======== Records provided
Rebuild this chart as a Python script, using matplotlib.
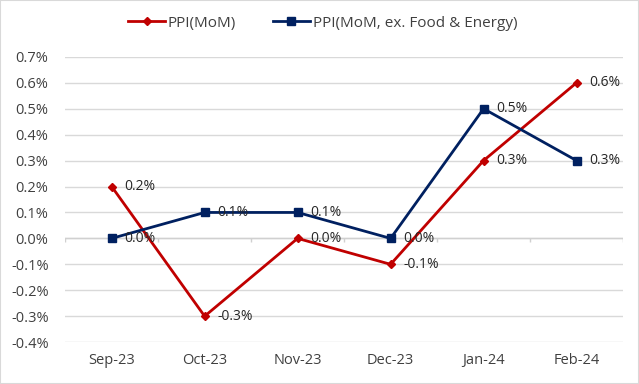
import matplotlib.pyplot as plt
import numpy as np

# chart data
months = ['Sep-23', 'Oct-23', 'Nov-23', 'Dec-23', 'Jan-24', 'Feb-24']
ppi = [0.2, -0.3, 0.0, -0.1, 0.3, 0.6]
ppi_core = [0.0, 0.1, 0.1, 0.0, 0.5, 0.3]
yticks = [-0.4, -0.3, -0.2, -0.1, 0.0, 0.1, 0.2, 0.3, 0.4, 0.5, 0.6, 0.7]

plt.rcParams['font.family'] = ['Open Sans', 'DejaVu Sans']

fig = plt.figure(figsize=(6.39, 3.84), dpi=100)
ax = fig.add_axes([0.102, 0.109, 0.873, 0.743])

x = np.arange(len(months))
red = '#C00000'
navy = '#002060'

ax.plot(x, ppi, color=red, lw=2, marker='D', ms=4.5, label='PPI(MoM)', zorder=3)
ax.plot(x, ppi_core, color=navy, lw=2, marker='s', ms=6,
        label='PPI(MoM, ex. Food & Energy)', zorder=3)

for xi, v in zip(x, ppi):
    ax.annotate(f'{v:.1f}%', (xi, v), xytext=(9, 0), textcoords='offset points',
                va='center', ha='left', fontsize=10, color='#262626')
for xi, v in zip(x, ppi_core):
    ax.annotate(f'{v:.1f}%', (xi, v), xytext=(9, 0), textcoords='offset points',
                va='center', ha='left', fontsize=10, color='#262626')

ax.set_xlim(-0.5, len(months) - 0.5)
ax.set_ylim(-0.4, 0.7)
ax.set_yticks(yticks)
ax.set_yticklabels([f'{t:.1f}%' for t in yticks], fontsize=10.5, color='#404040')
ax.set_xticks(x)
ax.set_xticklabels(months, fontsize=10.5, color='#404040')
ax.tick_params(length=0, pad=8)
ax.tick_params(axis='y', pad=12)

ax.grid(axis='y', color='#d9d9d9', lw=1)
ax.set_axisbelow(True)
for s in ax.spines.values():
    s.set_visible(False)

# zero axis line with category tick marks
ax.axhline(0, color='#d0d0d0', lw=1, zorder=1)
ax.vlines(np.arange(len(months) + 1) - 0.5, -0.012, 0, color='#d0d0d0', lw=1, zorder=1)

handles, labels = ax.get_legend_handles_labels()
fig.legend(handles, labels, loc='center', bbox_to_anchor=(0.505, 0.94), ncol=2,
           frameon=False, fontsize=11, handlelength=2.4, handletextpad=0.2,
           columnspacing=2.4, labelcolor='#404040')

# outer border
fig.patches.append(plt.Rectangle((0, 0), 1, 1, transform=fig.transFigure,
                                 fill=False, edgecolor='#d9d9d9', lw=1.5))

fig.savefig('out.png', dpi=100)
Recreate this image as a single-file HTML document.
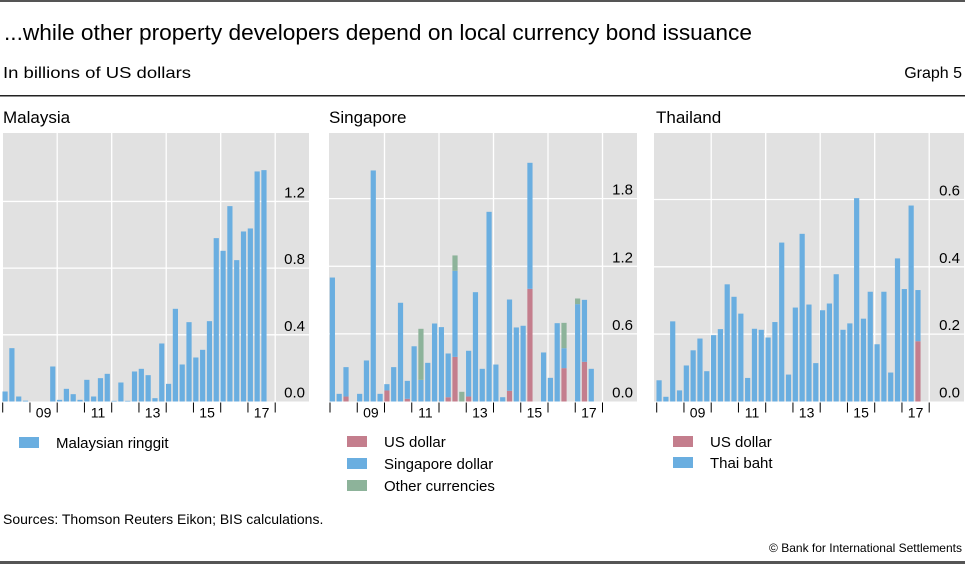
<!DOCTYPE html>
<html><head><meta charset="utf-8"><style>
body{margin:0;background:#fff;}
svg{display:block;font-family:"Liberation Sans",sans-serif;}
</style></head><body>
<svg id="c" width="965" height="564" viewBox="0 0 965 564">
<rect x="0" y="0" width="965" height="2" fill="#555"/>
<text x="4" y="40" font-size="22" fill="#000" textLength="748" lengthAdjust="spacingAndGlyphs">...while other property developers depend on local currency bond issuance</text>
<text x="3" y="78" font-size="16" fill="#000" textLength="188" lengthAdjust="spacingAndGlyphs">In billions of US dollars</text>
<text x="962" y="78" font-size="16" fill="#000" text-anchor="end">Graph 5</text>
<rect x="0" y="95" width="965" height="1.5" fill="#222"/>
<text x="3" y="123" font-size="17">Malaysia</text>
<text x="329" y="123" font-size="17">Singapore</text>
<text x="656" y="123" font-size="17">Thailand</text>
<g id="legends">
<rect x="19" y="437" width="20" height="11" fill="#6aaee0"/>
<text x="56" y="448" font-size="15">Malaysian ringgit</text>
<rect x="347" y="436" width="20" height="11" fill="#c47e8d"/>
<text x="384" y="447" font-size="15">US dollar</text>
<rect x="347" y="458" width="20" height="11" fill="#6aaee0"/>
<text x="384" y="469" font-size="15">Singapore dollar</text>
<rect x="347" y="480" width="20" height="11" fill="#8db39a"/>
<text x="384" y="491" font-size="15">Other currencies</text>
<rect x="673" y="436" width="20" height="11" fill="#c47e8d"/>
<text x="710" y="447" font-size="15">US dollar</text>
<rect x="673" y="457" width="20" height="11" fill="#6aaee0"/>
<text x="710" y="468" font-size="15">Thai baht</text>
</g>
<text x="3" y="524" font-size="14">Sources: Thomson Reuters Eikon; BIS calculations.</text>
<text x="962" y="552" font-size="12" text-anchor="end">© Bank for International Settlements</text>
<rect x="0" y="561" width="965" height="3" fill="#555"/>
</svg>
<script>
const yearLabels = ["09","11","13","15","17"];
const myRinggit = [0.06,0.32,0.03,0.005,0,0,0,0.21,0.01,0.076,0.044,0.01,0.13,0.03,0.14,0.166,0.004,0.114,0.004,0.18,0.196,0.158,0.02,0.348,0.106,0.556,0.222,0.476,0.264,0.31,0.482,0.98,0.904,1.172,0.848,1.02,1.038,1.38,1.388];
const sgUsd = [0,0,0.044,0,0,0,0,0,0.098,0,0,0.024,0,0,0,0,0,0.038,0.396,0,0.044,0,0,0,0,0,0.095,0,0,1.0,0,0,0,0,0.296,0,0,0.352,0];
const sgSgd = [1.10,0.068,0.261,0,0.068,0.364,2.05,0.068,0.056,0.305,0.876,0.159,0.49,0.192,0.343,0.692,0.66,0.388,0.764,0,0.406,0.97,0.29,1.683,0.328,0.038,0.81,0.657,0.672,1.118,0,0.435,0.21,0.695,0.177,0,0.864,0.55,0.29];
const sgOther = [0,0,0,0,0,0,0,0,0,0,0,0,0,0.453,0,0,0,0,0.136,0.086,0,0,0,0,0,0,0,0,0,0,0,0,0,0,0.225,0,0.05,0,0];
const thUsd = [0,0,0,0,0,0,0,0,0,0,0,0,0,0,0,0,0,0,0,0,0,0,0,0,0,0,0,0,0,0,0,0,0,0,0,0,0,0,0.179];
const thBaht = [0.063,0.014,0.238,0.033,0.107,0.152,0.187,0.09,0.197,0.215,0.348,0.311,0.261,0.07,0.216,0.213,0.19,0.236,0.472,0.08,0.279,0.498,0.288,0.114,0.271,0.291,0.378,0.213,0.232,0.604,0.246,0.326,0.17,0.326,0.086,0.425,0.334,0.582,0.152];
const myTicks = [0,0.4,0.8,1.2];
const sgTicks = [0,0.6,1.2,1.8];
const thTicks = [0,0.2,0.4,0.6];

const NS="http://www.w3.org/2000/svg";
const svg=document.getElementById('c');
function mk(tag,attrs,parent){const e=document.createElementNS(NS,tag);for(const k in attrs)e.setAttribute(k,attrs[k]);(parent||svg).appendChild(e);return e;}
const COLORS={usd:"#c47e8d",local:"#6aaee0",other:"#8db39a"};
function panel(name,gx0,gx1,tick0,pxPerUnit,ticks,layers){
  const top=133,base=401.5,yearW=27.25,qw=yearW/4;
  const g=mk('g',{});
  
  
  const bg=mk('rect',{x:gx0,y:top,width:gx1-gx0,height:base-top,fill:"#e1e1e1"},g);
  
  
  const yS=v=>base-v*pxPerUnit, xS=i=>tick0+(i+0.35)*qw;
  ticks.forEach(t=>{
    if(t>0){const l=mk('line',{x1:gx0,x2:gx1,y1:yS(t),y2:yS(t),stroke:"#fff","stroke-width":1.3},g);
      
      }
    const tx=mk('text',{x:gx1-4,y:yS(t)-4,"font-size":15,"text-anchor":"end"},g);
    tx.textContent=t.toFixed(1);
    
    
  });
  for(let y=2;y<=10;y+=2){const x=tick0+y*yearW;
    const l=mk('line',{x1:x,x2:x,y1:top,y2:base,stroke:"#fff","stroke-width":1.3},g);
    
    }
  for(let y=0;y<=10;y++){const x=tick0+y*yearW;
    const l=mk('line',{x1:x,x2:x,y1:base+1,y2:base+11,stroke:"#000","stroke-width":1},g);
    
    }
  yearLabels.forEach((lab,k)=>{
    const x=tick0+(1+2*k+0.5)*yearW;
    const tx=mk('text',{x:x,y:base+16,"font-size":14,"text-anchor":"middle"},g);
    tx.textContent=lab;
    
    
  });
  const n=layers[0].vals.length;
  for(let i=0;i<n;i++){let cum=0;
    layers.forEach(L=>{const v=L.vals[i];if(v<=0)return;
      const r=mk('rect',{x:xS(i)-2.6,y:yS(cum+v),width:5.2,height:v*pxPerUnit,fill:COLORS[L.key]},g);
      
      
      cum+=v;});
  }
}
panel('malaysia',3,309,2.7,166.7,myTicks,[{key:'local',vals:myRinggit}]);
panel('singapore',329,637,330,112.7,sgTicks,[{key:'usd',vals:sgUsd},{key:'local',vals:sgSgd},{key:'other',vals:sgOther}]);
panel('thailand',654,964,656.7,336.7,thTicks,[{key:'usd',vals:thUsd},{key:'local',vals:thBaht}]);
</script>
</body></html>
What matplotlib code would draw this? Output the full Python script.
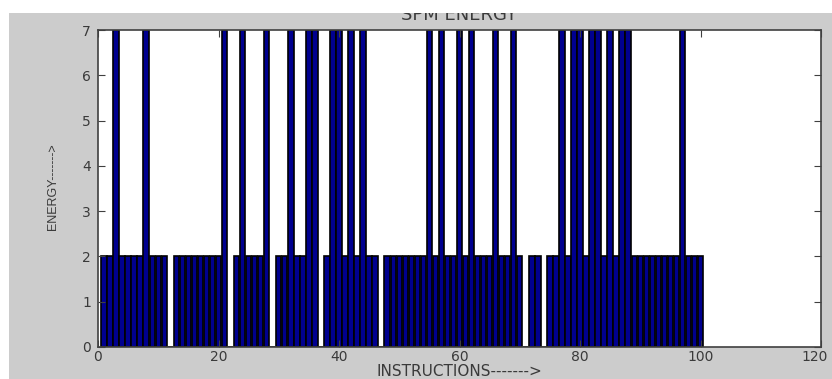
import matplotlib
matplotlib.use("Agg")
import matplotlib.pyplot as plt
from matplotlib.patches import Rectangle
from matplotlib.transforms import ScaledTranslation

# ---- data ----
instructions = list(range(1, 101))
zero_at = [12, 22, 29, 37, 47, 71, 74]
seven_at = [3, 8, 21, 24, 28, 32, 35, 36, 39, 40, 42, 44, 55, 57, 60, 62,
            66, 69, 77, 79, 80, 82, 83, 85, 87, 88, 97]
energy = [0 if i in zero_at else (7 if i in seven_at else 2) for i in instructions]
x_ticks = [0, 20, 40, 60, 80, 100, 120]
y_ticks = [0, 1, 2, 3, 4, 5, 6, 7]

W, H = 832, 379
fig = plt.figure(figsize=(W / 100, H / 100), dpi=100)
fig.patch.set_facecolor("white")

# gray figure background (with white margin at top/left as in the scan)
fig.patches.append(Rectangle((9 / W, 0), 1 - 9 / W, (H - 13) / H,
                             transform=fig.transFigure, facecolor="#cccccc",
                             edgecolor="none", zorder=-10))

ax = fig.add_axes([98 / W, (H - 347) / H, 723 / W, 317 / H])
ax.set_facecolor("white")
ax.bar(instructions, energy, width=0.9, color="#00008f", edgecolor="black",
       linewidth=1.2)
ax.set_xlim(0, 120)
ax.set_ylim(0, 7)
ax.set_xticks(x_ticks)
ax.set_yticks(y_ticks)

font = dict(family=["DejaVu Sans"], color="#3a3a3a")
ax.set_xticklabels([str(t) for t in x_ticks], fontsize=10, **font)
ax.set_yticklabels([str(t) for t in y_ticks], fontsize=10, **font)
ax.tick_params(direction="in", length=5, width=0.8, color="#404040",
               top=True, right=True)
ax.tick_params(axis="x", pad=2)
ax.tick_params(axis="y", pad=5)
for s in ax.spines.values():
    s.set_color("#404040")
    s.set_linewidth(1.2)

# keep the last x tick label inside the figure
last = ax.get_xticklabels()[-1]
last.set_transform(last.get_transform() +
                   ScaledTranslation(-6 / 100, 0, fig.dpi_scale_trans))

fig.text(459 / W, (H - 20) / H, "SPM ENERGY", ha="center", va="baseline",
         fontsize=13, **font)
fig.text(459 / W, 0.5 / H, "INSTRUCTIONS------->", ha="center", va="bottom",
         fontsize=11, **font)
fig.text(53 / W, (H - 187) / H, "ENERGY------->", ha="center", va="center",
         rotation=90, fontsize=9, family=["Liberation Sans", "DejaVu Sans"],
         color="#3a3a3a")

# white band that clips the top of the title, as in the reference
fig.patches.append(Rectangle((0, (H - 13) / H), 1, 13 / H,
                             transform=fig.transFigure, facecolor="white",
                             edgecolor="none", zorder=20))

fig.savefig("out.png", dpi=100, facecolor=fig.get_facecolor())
================
= Instruction =
Please give again the entries word for word, starting at the first line and ending with the line that contains "0.5, 0.6, 0.7]"; include both of those lines but none of the pictures.

= The response =
Rebuild this chart as a Python script, using matplotlib.
import matplotlib.pyplot as plt
import numpy as np

# chart data
months = ['Sep-23', 'Oct-23', 'Nov-23', 'Dec-23', 'Jan-24', 'Feb-24']
ppi = [0.2, -0.3, 0.0, -0.1, 0.3, 0.6]
ppi_core = [0.0, 0.1, 0.1, 0.0, 0.5, 0.3]
yticks = [-0.4, -0.3, -0.2, -0.1, 0.0, 0.1, 0.2, 0.3, 0.4, 0.5, 0.6, 0.7]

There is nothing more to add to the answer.